#### Task statement:
Make an exact transcription of the material, leaving out all images.

##########

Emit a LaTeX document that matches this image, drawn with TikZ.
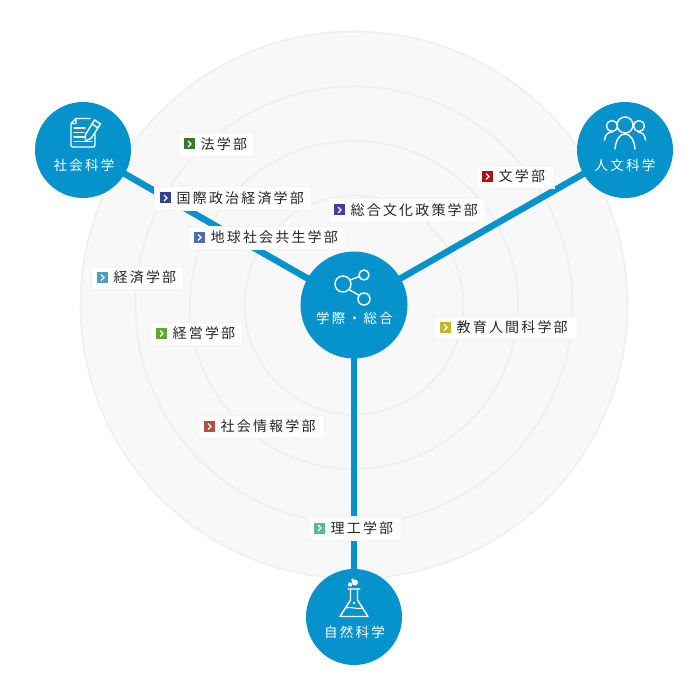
\documentclass[tikz,border=0pt]{standalone}
\usepackage{fontspec}
\newfontfamily\cjk[LetterSpace=15.5]{Noto Sans CJK JP}
\newfontfamily\cjkhub[LetterSpace=17]{Noto Sans CJK JP}
\definecolor{hubblue}{HTML}{0693CC}
\definecolor{ringfill}{HTML}{F8F8F8}
\definecolor{ringline}{HTML}{EFEFEF}
\definecolor{boxline}{HTML}{F3F3F3}
\definecolor{cHo}{HTML}{3A7A26}
\definecolor{cKokusai}{HTML}{35408F}
\definecolor{cSogo}{HTML}{4B3AA5}
\definecolor{cChikyu}{HTML}{4A6DB5}
\definecolor{cKeizai}{HTML}{4D9FC4}
\definecolor{cKeiei}{HTML}{62A82C}
\definecolor{cKyoiku}{HTML}{C9B32A}
\definecolor{cBun}{HTML}{B01116}
\definecolor{cJoho}{HTML}{B0523F}
\definecolor{cRiko}{HTML}{4FC08D}
\tikzset{
  ring/.style={circle,draw=ringline,line width=1.6pt,fill=ringfill,inner sep=0pt},
  hub/.style={circle,fill=hubblue,inner sep=0pt,minimum size=96pt},
  hubtext/.style={text=white,font=\cjkhub\fontsize{13.5pt}{15pt}\selectfont,inner sep=0pt},
  conn/.style={draw=hubblue,line width=6.5pt,shorten <=-2pt,shorten >=-2pt},
  deptbox/.style={fill=white,draw=boxline,line width=.8pt,inner sep=0pt},
  depttext/.style={text=black!85,font=\cjk\fontsize{14pt}{15pt}\selectfont,inner sep=0pt,anchor=west},
  sq/.style={inner sep=0pt,minimum size=11pt},
  icon/.style={draw=white,line width=1.4pt,line join=round,line cap=round},
  chev/.style={draw=white,line width=1.1pt}
}
% name, x1, y1, x2, y2, colour, text
\newcommand{\dept}[7]{%
  \node[deptbox,minimum width={(#4)-(#2)},minimum height={(#5)-(#3)}] (#1) at ({((#2)+(#4))/2},{((#3)+(#5))/2}) {};
  \node[sq,fill=#6] (#1m) at ({(#2)+11.5},{((#3)+(#5))/2}) {};
  \draw[chev] ($(#1m)+(-1.5,-3)$) -- ($(#1m)+(1.5,0)$) -- ($(#1m)+(-1.5,3)$);
  \node[depttext] (#1t) at ({(#2)+22.5},{((#3)+(#5))/2}) {#7};
}
\usetikzlibrary{calc}
\begin{document}
\begin{tikzpicture}[x=1pt,y=-1pt]
\useasboundingbox (0,0) rectangle (700,700);
% rings
\node[ring,minimum size=547pt] (r1) at (354,305) {};
\node[ring,minimum size=437pt] (r2) at (354,305) {};
\node[ring,minimum size=328pt] (r3) at (354,305) {};
\node[ring,minimum size=219pt] (r4) at (354,305) {};
% hubs
\node[hub] (soc) at (83,150) {};
\node[hub] (hum) at (625,150) {};
\node[hub] (nat) at (354,617) {};
\node[hub,minimum size=107pt] (ctr) at (354,305) {};
% connectors
\draw[conn] (soc) -- (ctr);
\draw[conn] (hum) -- (ctr);
\draw[conn] (nat) -- (ctr);
% hub texts
\node[hubtext] (soct) at (84,165.5) {社会科学};
\node[hubtext] (humt) at (625,165.5) {人文科学};
\node[hubtext] (natt) at (354.5,632.5) {自然科学};
\node[hubtext] (ctrt) at (354.5,318.5) {学際・総合};
% document icon
\draw[icon] (71,123.5) -- (76,118.5) -- (90,118.5) (76,118.5) -- (76,123.5) -- (71,123.5) -- (71,145) .. controls (71,146.5) and (72,147) .. (73,147) -- (93,147) .. controls (94,147) and (95,146.5) .. (95,145) -- (95,134);
\draw[icon,line width=1.1pt] (74,128) -- (85,128) (74,132.5) -- (84,132.5) (74,137) -- (85,137) (74,141.5) -- (92,141.5);
\draw[icon] (94.5,120) -- (100.5,124) -- (91,138.5) -- (85.5,141) -- (85.5,134.5) -- cycle (92,124) -- (98,128);
% people icon
\draw[icon] (625,125) circle (8) (612,126) circle (5.5) (639,126) circle (5.5);
\draw[icon] (615,149) .. controls (616,139) and (620,134) .. (625,134) .. controls (630,134) and (634,139) .. (635,149);
\draw[icon] (604.5,140) .. controls (605,135) and (608,132) .. (612,132) (645.5,140) .. controls (645,135) and (642,132) .. (638,132);
% share icon
\draw[icon] (343,284) circle (8) (364,275) circle (5) (364,299) circle (6);
\draw[icon] (350,280) -- (359.5,276.5) (349,289.5) -- (359.5,295.5);
% flask icon
\draw[icon] (348,589) -- (360,589) (350.5,589) -- (350.5,600) -- (340,616.5) -- (368,616.5) -- (357.5,600) -- (357.5,589);
\draw[icon,line width=1.1pt] (345.5,608) .. controls (350,606) and (358,610) .. (363,608);
\fill[white] (350,584.5) circle (2.2) (355,582.5) circle (3) (352.5,580) circle (1.5) (354,603) circle (1.3);
% departments
\dept{ho}{178}{132}{254}{156}{cHo}{法学部}
\dept{kok}{154}{186}{311}{210}{cKokusai}{国際政治経済学部}
\dept{sog}{328}{198}{485}{222}{cSogo}{総合文化政策学部}
\dept{chi}{188}{226}{345}{249}{cChikyu}{地球社会共生学部}
\dept{kzi}{91}{266}{183}{289}{cKeizai}{経済学部}
\dept{kei}{150}{322}{242}{345}{cKeiei}{経営学部}
\dept{kyo}{434}{316}{577}{339}{cKyoiku}{教育人間科学部}
\dept{bun}{476}{165}{554}{188}{cBun}{文学部}
\dept{joh}{198}{415}{324}{438}{cJoho}{社会情報学部}
\dept{rik}{308}{516}{401}{540}{cRiko}{理工学部}
\end{tikzpicture}
\end{document}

##########

#### Expected answer:
Emit a LaTeX document that matches this image, drawn with TikZ.
\documentclass[tikz,border=0pt]{standalone}
\usepackage{fontspec}
\newfontfamily\cjk[LetterSpace=15.5]{Noto Sans CJK JP}
\newfontfamily\cjkhub[LetterSpace=17]{Noto Sans CJK JP}
\definecolor{hubblue}{HTML}{0693CC}
\definecolor{ringfill}{HTML}{F8F8F8}
\definecolor{ringline}{HTML}{EFEFEF}
\definecolor{boxline}{HTML}{F3F3F3}
\definecolor{cHo}{HTML}{3A7A26}
\definecolor{cKokusai}{HTML}{35408F}
\definecolor{cSogo}{HTML}{4B3AA5}
\definecolor{cChikyu}{HTML}{4A6DB5}
\definecolor{cKeizai}{HTML}{4D9FC4}
\definecolor{cKeiei}{HTML}{62A82C}
\definecolor{cKyoiku}{HTML}{C9B32A}
\definecolor{cBun}{HTML}{B01116}
\definecolor{cJoho}{HTML}{B0523F}
\definecolor{cRiko}{HTML}{4FC08D}
\tikzset{
  ring/.style={circle,draw=ringline,line width=1.6pt,fill=ringfill,inner sep=0pt},
  hub/.style={circle,fill=hubblue,inner sep=0pt,minimum size=96pt},
  hubtext/.style={text=white,font=\cjkhub\fontsize{13.5pt}{15pt}\selectfont,inner sep=0pt},
  conn/.style={draw=hubblue,line width=6.5pt,shorten <=-2pt,shorten >=-2pt},
  deptbox/.style={fill=white,draw=boxline,line width=.8pt,inner sep=0pt},
  depttext/.style={text=black!85,font=\cjk\fontsize{14pt}{15pt}\selectfont,inner sep=0pt,anchor=west},
  sq/.style={inner sep=0pt,minimum size=11pt},
  icon/.style={draw=white,line width=1.4pt,line join=round,line cap=round},
  chev/.style={draw=white,line width=1.1pt}
}
% name, x1, y1, x2, y2, colour, text
\newcommand{\dept}[7]{%
  \node[deptbox,minimum width={(#4)-(#2)},minimum height={(#5)-(#3)}] (#1) at ({((#2)+(#4))/2},{((#3)+(#5))/2}) {};
  \node[sq,fill=#6] (#1m) at ({(#2)+11.5},{((#3)+(#5))/2}) {};
  \draw[chev] ($(#1m)+(-1.5,-3)$) -- ($(#1m)+(1.5,0)$) -- ($(#1m)+(-1.5,3)$);
  \node[depttext] (#1t) at ({(#2)+22.5},{((#3)+(#5))/2}) {#7};
}
\usetikzlibrary{calc}
\begin{document}
\begin{tikzpicture}[x=1pt,y=-1pt]
\useasboundingbox (0,0) rectangle (700,700);
% rings
\node[ring,minimum size=547pt] (r1) at (354,305) {};
\node[ring,minimum size=437pt] (r2) at (354,305) {};
\node[ring,minimum size=328pt] (r3) at (354,305) {};
\node[ring,minimum size=219pt] (r4) at (354,305) {};
% hubs
\node[hub] (soc) at (83,150) {};
\node[hub] (hum) at (625,150) {};
\node[hub] (nat) at (354,617) {};
\node[hub,minimum size=107pt] (ctr) at (354,305) {};
% connectors
\draw[conn] (soc) -- (ctr);
\draw[conn] (hum) -- (ctr);
\draw[conn] (nat) -- (ctr);
% hub texts
\node[hubtext] (soct) at (84,165.5) {社会科学};
\node[hubtext] (humt) at (625,165.5) {人文科学};
\node[hubtext] (natt) at (354.5,632.5) {自然科学};
\node[hubtext] (ctrt) at (354.5,318.5) {学際・総合};
% document icon
\draw[icon] (71,123.5) -- (76,118.5) -- (90,118.5) (76,118.5) -- (76,123.5) -- (71,123.5) -- (71,145) .. controls (71,146.5) and (72,147) .. (73,147) -- (93,147) .. controls (94,147) and (95,146.5) .. (95,145) -- (95,134);
\draw[icon,line width=1.1pt] (74,128) -- (85,128) (74,132.5) -- (84,132.5) (74,137) -- (85,137) (74,141.5) -- (92,141.5);
\draw[icon] (94.5,120) -- (100.5,124) -- (91,138.5) -- (85.5,141) -- (85.5,134.5) -- cycle (92,124) -- (98,128);
% people icon
\draw[icon] (625,125) circle (8) (612,126) circle (5.5) (639,126) circle (5.5);
\draw[icon] (615,149) .. controls (616,139) and (620,134) .. (625,134) .. controls (630,134) and (634,139) .. (635,149);
\draw[icon] (604.5,140) .. controls (605,135) and (608,132) .. (612,132) (645.5,140) .. controls (645,135) and (642,132) .. (638,132);
% share icon
\draw[icon] (343,284) circle (8) (364,275) circle (5) (364,299) circle (6);
\draw[icon] (350,280) -- (359.5,276.5) (349,289.5) -- (359.5,295.5);
% flask icon
\draw[icon] (348,589) -- (360,589) (350.5,589) -- (350.5,600) -- (340,616.5) -- (368,616.5) -- (357.5,600) -- (357.5,589);
\draw[icon,line width=1.1pt] (345.5,608) .. controls (350,606) and (358,610) .. (363,608);
\fill[white] (350,584.5) circle (2.2) (355,582.5) circle (3) (352.5,580) circle (1.5) (354,603) circle (1.3);
% departments
\dept{ho}{178}{132}{254}{156}{cHo}{法学部}
\dept{kok}{154}{186}{311}{210}{cKokusai}{国際政治経済学部}
\dept{sog}{328}{198}{485}{222}{cSogo}{総合文化政策学部}
\dept{chi}{188}{226}{345}{249}{cChikyu}{地球社会共生学部}
\dept{kzi}{91}{266}{183}{289}{cKeizai}{経済学部}
\dept{kei}{150}{322}{242}{345}{cKeiei}{経営学部}
\dept{kyo}{434}{316}{577}{339}{cKyoiku}{教育人間科学部}
\dept{bun}{476}{165}{554}{188}{cBun}{文学部}
\dept{joh}{198}{415}{324}{438}{cJoho}{社会情報学部}
\dept{rik}{308}{516}{401}{540}{cRiko}{理工学部}
\end{tikzpicture}
\end{document}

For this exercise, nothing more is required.